Coincidiendo con el 50 aniversario de su asesinato, se han publicado diferentes libros discutiendo si la CIA intervino o no en su atentado. Hay posturas para todos los gustos, más o menos sólidamente sustentadas. No nos vamos a pronunciar aquí por ninguna de ellas. Solo dejar constancia de que quienes sostienen que el magnicidio fue simplemente un intento sonado y exitoso de desestabilización por parte de una bisoña ETA, y que, en cualquier caso, todo habría transcurrido igual con Carrero que sin Carrero, juzguen si el siguiente documento, publicado por Emilio Romero en sus Papeles reservados, avala o no sus suposiciones, o, por el contrario, fundamenta la idea de que Carrero Blanco, que en ese escrito se expresa, era una pieza indeseable y poco fiable para lo que se preveía que había de venir.

He entresacado, a continuación, unos clarificadores párrafos de El último documento de Carrero Blanco (Emilio Romero. Papeles reservados, vol. II, pag. 513. Plaza y Janés), borrador de documento escrito por Carrero Blanco el día 19 de noviembre de 1973, tras su recientísima entrevista con el secretario de Estado norteamericano, Henry Kissinger, y que pretendía presentar al Consejo de Ministros del día siguiente. Todo ello, según Emilio Romero.

El Régimen español, que es anticomunista y antiliberal, tiene, lógicamente, dos enemigos acérrimos, que son, hay que reconocerlo, poderosos: el comunismo y la masonería. Ambos entes son, en realidad, totalitarismos extranacionales que buscan dominar el mundo haciendo que las naciones queden de hecho en sus manos cuando tengan gobiernos obedientes a los poderes, los que sean, que rigen estas dos ideologías. Cuando en España hubo gobiernos masones que obedecían, bajo pena de la vida, al poder que rige la secta, España era también un país vasallo.

Si España se ha definido, como unidad política, “como un Estado católico, social y representativo que, de acuerdo con su tradición, se declara constituido en Reino, ¿cómo no hemos de tener la enemiga de los que nos quieren ateos o, por lo menos, protestantes y demoliberales; o ateos y marxistas? Y si hemos declarado la unidad entre los hombres y las tierras de España; y que la integridad de la Patria y su independencia son exigencias supremas de la comunidad nacional, ¿cómo nos puede chocar que nos ataquen los que nos quieren una España liberal, gobernada por masones, súbditos obedientes de la misteriosa entidad que rige la masonería, o una España comunista gobernada por comunistas que hayan de obedecer, sin el menor titubeo, a lo que les ordene la alta dirección del comunismo internacional?...
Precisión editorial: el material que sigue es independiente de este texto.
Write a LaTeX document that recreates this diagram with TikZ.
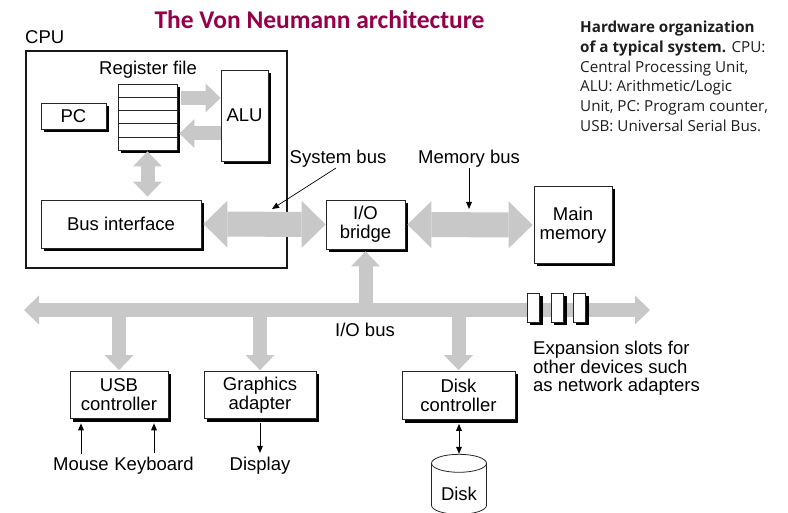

En el mundo que nos rodea no hay más que capitalismo o socialismo liberales, que la masonería sostiene; o el marxismo que el comunismo trata de imponer. Y ¿cuál es nuestro talante ante esta situación? ¿Hemos de ceder? Evidentemente, no. Si aceptamos el resbalamiento hacia el liberalismo, con concesiones poco meditadas, es evidente –para mí tan claro como la luz del sol– que de una monarquía tradicional, católica, social y representativa pasaríamos, en rápida pendiente, a una monarquía liberal, a una república socialista y, de esta, a una república comunista; es decir, caeríamos en breve plazo, en lo que estuvimos a punto de caer en 1936. La opción de ceder hay que rechazarla, por tanto, de plano.
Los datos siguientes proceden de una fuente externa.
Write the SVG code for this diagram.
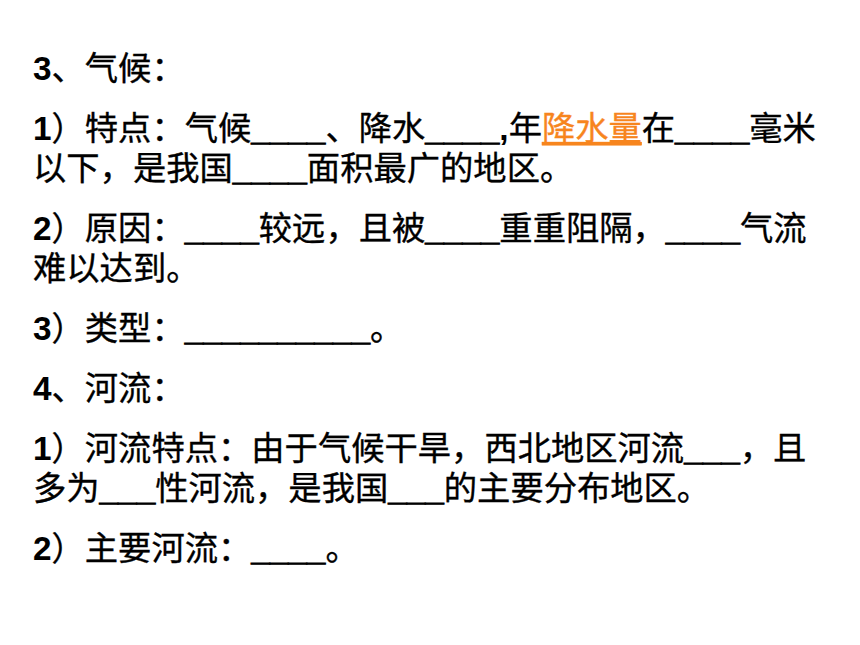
<svg xmlns="http://www.w3.org/2000/svg" width="860" height="645" viewBox="0 0 860 645">
<style>
text{font-family:"Liberation Sans","Noto Sans CJK SC",sans-serif;font-size:33.3px;fill:#000;stroke:#000;stroke-width:0.35px;}
.b{font-weight:bold;stroke-width:0;}
.u{font-weight:bold;stroke-width:0.9px;}
.o{fill:#F7851E;stroke:#F7851E;text-decoration:underline;}
</style>
<rect width="860" height="645" fill="#fff"/>
<g id="slide">
<text x="33" y="80"><tspan class="b">3</tspan>、气候：</text>
<text x="33" y="140"><tspan class="b">1</tspan>）特点：气候<tspan class="u">____</tspan>、降水<tspan class="u">____</tspan><tspan class="b">,</tspan>年<tspan class="o">降水量</tspan>在<tspan class="u">____</tspan>毫米</text>
<text x="33" y="180">以下，是我国<tspan class="u">____</tspan>面积最广的地区。</text>
<text x="33" y="240"><tspan class="b">2</tspan>）原因：<tspan class="u">____</tspan>较远，且被<tspan class="u">____</tspan>重重阻隔，<tspan class="u">____</tspan>气流</text>
<text x="33" y="280">难以达到。</text>
<text x="33" y="340"><tspan class="b">3</tspan>）类型：<tspan class="u">__________</tspan>。</text>
<text x="33" y="400"><tspan class="b">4</tspan>、河流：</text>
<text x="33" y="460"><tspan class="b">1</tspan>）河流特点：由于气候干旱，西北地区河流<tspan class="u">___</tspan>，且</text>
<text x="33" y="500">多为<tspan class="u">___</tspan>性河流，是我国<tspan class="u">___</tspan>的主要分布地区。</text>
<text x="33" y="560"><tspan class="b">2</tspan>）主要河流：<tspan class="u">____</tspan>。</text>
</g>
</svg>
Segunda opción: ¿Pretendemos engañar a nuestros enemigos haciéndoles creer que evolucionamos hacia lo que ellos quieren, pero manteniéndonos firmes en nuestra ideología? Esto me parece una solución tan ingenua como peligrosa: engañar no vamos a engañar a nadie, y en cambio, al pretender cubrirnos con una piel de cordero que, repito, no va a engañar a nadie, corremos el riesgo de tener que hacer cosas –algunas hemos hecho ya– que, contra nuestra voluntad, nos metan en el resbalamiento antes señalado. El riesgo que en cierto modo estamos ya corriendo es demasiado grave; es más, es tan inútil como grave.

Rechazada esta segunda opción, no queda más que la tercera: Tener plena conciencia de que estamos en una guerra ideológica y, con moral de victoria, que es como únicamente se pueden afrontar las guerras, despreocuparnos de lo que de nosotros digan fuera –que no van a decir más de lo que ya están diciendo– y disponernos a defender nuestro Régimen con pasión y a toda costa. Para ello, del enemigo el consejo, hay una fórmula perfectamente clara: máxima propaganda de nuestra ideología y prohibición absoluta de toda propaganda de ideologías contrarias.

¿Cuál es nuestra situación en estos momentos en este orden de ideas? Tenemos ya sectores de nuestra sociedad envenenados de ideologías contrarias y víctimas de la acción subversiva de nuestros enemigos: parte del clero, sectores intelectuales, parte de la juventud y parte del mundo laboral. Estos sectores son minoritarios: la gran masa del pueblo español es buena, está con el Régimen, pero no la formamos como debiéramos.

Contra el sector que hoy pudiéramos considerar perdido hay que aplicar la fórmula de la represión y, en la medida que sea posible, recuperación. Con respecto al resto de la población, formación, educación y ejemplo.

El Régimen no hubiera perdurado por sus propias contradicciones, pero bien difícil se le habría puesto a Fernández Miranda, estando quien le nombró vicepresidente al frente del gobierno o en un retiro vigilante, plantear aquella Transición “de la Ley a la Ley”. Juzgue el lector.